Com respeito à narratividade coiote, enfoque da argumentação por mim levantada
nesse tópico, não pretendo com o uso do termo que ele dê conta de ou mesmo venha a ser
considerado como um conceito ou mesmo uma teoria que abranja mostras literárias que
toquem no mesmo tema levantado por Fuentes em sua ficção. Salvo o caso de leituras
vindouras que porventura identifiquem a mesma possibilidade de interpretação em outras
obras com temática semelhante, a narratividade coiote se apresenta aqui como uma associação
bastante cabível para as interposições verificadas de um Fuentes ensaísta a um “Fuentes
narrador” e, por conseguinte, para as posições falsamente veladas, assumidas por esse mesmo
narrador em La frontera de cristal. A esse respeito, um retorno ao artigo “El baile del Señor
del Monte”, já citado por mim na presente tese, traz-nos de volta o que contou o antropólogo
mexicano Gonzalo Camacho Díaz, quem nas andanças de suas investigações era
frequentemente tido como um estranho, um forasteiro, sendo, por essa razão, visto como um
coiote, um simples coyotl (Cf. DÍAZ, 2011, p. 130 – grifo do autor, tradução minha).

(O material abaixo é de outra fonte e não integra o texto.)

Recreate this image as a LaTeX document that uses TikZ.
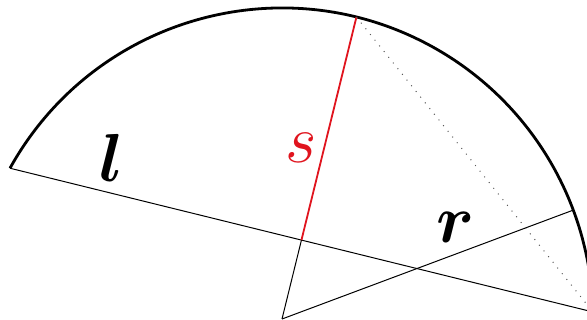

Incidindo, pois, diretamente na figura do narrador do seu La frontera, Fuentes passa a
ser também a própria representação desse estranho, desse forasteiro, no melhor sentido
existente desde a definição sartriana para o intelectual (Cf. SARTRE, 1972, p. 9), esse
intrometido que se imiscui a tratar de assuntos que a princípio não lhe dizem respeito. Assim
é que Fuentes, dispondo de meios, dispositivos e artifícios literários que toda sua bagagem
intelectual lhe permite usar, insere seu narrador coiote à categoria do narrador não confiável,
nada confiável. Parece ilustrar bem tal situação, a irônica passagem que seu narrador atribui a
um pensamento da personagem Dionisio “Baco” Rangel, um chef de cozinha mexicano de
muito sucesso nos Estados Unidos, no conto “El despojo”, terceiro capítulo de La frontera. A
Dionisio o narrador atribui a seguinte “reflexão”:
Había millones de trabajadores mexicanos en los Estados Unidos y treinta millones
de personas, en los Estados Unidos, hablaban español. ¿Cuántos mexicanos, en
cambio, hablaban correctamente el inglés? Dionisio sólo conocía a dos, Jorge
Castañeda y Carlos Fuentes, y por eso estos dos sujetos le parecían sospechosos.